12.2.3.5 Policy implications
The discussion above implies that actors and actor coalitions are important and that there is increasing evidence of multi-level patterns of governance and transnational networks of influence on climate change and other global environmental issues. These networks join actors across organizational boundaries; business representatives and environmental non-governmental organization activists may join shareholders, government policy communities and scientists to promote (or stall) action (Haas, 1990; Levy and Newell, 2000; Fairhead and Leach, 2003; Paterson et al., 2003; Biermann and Dingwerth, 2004; Haas, 2004; Levy and Newell, 2005). Also, local and regional governments are increasingly active and may provide an invaluable testing ground and experience with mitigation policy in key areas, such as transportation (Betsill and Bulkeley, 2004; Lindseth, 2004; Bulkeley and Betsill, 2005). This suggests that policy-makers could do a number of things differently to promote understanding of climate change and agreement on policy responses to climate change:
- Create ‘policy spaces’ for non-state actors, scientists, and experts to interact with government actors; actively facilitate interactions between experts and other stakeholders to build trust, understanding and support for action across a wide range of actors (Ostrom, 1990; Ostrom, 2000; Stern, 2000; Banuri and Najam, 2002; Ostrom et al., 2002). Such activity would provide benefits if built from the bottom-up (building on experience and viewpoints from an increasingly active municipal and community level set of response) and from the top-down (working across elites in government or in scientific/expert and other NGO circles).
- Institutionalize opportunities for public debate and wider interactions within the public sphere on environmental issues (Renn, 2001; Bulkeley and Mol, 2003; De Marchi, 2003; Liberatore and Funtowicz, 2003). By creating the means for dialogue and collaboration to construct understanding about global environmental change, participants have the opportunity to formulate views – talk leads to value formation – which can ultimately generate public support for political action (Dietz and Stern, 1995; Dietz, 2003).
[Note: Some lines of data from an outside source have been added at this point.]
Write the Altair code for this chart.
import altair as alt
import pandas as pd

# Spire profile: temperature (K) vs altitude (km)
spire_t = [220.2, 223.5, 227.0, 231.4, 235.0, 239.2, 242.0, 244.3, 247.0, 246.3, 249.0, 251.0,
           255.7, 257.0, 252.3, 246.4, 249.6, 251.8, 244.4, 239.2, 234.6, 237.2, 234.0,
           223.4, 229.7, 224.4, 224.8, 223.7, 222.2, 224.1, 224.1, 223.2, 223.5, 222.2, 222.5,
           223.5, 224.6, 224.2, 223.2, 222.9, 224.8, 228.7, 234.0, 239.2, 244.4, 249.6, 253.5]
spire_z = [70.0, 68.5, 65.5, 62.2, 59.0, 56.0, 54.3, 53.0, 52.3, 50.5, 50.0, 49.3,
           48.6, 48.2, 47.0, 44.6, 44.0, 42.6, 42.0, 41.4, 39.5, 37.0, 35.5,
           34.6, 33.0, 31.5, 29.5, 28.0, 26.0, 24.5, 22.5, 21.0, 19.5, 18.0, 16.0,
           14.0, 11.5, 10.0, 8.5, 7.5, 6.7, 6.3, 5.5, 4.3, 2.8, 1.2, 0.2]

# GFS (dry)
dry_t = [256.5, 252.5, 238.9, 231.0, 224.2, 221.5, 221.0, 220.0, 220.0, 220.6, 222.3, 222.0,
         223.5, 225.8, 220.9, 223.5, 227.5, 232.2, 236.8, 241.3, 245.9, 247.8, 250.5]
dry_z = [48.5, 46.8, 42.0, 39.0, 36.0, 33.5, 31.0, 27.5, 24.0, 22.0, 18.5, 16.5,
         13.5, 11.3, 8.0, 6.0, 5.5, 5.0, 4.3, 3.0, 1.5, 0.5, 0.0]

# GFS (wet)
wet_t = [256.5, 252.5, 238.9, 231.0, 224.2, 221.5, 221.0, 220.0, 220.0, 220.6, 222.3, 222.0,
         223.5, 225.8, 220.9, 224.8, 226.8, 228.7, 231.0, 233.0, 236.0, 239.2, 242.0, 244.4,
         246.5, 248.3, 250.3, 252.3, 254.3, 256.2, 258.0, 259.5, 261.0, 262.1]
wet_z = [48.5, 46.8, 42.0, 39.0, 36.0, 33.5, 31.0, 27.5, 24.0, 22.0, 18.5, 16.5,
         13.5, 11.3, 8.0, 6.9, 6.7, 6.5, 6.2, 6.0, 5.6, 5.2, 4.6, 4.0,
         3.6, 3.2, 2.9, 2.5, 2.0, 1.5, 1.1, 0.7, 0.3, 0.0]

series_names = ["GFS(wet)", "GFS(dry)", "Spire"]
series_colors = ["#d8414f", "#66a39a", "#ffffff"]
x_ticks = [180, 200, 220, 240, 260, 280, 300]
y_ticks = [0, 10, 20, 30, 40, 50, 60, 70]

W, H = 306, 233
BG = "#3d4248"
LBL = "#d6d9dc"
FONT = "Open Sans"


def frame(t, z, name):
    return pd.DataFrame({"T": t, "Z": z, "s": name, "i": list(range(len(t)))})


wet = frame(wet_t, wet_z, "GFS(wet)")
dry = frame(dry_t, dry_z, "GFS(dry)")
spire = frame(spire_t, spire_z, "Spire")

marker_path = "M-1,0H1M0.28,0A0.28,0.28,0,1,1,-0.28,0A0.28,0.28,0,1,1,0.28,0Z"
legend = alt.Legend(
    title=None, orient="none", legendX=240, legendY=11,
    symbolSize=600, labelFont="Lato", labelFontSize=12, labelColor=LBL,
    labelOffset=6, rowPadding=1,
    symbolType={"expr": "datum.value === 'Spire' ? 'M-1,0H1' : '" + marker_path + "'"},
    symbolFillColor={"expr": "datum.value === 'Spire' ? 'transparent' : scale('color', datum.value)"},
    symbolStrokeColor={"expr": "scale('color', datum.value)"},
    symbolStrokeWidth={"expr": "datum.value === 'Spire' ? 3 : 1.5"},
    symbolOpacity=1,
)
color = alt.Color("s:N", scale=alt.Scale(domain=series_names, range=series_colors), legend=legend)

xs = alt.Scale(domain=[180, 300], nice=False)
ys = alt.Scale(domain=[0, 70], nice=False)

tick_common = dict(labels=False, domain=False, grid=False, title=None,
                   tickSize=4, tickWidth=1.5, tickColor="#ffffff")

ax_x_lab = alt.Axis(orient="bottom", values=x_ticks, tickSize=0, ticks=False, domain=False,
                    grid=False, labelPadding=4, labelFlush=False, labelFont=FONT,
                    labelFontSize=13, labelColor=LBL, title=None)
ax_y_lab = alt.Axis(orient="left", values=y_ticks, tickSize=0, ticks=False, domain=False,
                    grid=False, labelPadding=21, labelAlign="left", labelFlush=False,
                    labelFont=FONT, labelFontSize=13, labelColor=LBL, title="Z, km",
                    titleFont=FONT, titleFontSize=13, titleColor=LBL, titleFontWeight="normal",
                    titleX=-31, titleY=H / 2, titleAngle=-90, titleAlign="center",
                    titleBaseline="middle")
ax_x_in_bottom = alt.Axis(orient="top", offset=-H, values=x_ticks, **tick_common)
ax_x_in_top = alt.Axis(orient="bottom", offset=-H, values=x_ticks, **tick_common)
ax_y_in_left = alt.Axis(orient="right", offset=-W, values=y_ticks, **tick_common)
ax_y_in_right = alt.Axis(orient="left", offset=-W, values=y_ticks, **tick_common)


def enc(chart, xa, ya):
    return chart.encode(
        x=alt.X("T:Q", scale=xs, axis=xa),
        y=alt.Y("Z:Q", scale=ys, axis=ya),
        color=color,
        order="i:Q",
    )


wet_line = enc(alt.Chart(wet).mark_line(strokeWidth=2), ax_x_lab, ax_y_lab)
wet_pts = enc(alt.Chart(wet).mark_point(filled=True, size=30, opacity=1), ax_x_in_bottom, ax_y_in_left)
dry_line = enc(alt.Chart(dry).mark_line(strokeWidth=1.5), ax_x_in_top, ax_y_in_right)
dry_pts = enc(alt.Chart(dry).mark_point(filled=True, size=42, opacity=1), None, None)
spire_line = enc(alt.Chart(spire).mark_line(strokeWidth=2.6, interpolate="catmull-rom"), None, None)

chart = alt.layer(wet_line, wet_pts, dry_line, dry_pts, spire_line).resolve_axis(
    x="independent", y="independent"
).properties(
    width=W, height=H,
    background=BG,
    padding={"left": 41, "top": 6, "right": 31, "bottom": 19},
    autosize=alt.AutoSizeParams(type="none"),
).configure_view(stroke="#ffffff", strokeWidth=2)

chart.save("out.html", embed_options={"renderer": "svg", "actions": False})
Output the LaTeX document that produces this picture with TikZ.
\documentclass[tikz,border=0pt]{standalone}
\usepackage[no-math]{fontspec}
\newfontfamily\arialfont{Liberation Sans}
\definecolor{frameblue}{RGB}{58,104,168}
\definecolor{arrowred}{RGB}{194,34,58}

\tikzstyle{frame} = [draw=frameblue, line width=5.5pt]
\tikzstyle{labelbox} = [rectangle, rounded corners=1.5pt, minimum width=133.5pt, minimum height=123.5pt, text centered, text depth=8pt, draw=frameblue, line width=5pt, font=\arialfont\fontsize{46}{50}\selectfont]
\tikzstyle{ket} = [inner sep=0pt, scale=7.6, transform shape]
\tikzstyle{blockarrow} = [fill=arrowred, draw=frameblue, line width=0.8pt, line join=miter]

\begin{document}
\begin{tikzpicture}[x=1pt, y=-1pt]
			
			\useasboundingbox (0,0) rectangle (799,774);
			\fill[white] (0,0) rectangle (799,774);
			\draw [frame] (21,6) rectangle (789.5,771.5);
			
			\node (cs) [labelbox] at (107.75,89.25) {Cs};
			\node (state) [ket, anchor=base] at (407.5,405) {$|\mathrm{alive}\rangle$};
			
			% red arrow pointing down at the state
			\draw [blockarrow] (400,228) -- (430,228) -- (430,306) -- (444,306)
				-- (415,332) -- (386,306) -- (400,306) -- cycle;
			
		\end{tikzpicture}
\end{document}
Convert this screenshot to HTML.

- Encourage and facilitate local action and experimentation – where local communities have the potential to work more closely with affected stakeholders and tailor response strategies to the community’s values and norms (Cash and Moser, 2000). Local action on climate change interacts with governance and action taken at different scales (e.g., at national and international levels; Bulkeley and Betsill, 2005).
Domestic policy processes influence international policy opportunities and constraints on climate change (Fisher, 2004). Any domestic policy process will necessarily be working to develop a position with input across the range of actors, for example, market, state, civil society and science/expert communities (Hajer, 1995; SLG, 2001; Fisher, 2004). How this plays out will, to some extent, be influenced by different cultural and social biases in governance at the domestic level (e.g., whether science and business have a privileged role in the policy process; the access and influence of environmental organizations; how coalitions of actors across these groups interact with the policy process). On issues of global environmental change, scientists and other experts necessarily play a privileged role to advise governments (Jasanoff, 1990; Giddens, 1991; Beck, 1992; Yearley, 1994; Jasanoff and Wynne, 1998), forming what Haas (1990; 2004) has referred to as transnational epistemic communities or networks of influence. Given large uncertainties, global environmental change science argues for policy processes that give a central role to public deliberation about the issues – to facilitate common framings about the problem and eventual agreement on responses (Funtowicz and Ravetz, 1993; Hajer and Wagenaar, 2003; Stern and Fineberg, 1996).
Ultimately, devising effective climate change mitigation strategies depends on good governance practices, which is the essence of sustainable development, for example, whole-of-government decision-making; synergies among economic, environmental and social policies; coalition-building; political leadership; integrated approaches; and policy coherence.